Its almost like as if once a company becomes this big, burning them to the ground would be better for society or something. That would be the liberal position on monopolies if they actually believed in anything.
Modern webservers are very, very fast on modern CPUs. I hear Google has some CPU infrastructure?
I don't know if GCP has a free tier like AWS does, but 10kQPS is likely within the capability of a free EC2 instance running nginx with a static redirect map. Maybe splurge for the one with a full GB of RAM? No problem.
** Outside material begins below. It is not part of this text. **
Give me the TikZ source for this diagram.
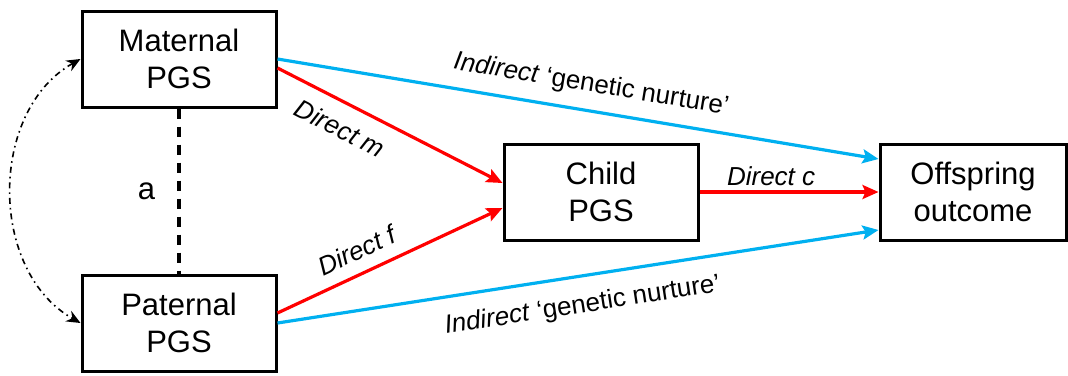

Exactly. I've seen goo.gl URLs in printed books. Obviously in old blog posts too. And in government websites. Nonprofit communications. Everywhere.
Why break this??
Sure, deprecate the service. Add no new entries. This is a good idea anyway, link shorteners are bad for the internet.
But breaking all the existing goo.gl URLs seems bizarrely hostile, and completely unnecessary. It would take so little to keep them up.
You don't even need HTML files. The full set of static redirects can be configured into the webserver. No deployment hassles. The filesystem can be RO to further reduce attack surface.
Google is acting like they are a one-person startup here.
Since they are not a one-person startup, I do wonder if we're missing the real issue. Like legal exposure, or implication in some kind of activity that they don't want to be a part of, and it's safer/simpler to just delete everything instead of trying to detect and remove all of the exposure-creating entries.
Of maybe that's what they're telling themselves, even if it's not real.
Countless books with irrevocably broken references - https://www.google.com/search?q=%22://goo.gl%22&sca_upv=1&sc...
And for what? The cost of keeping a few TB online and a little bit of CPU power?
An absolute act of cultural vandalism.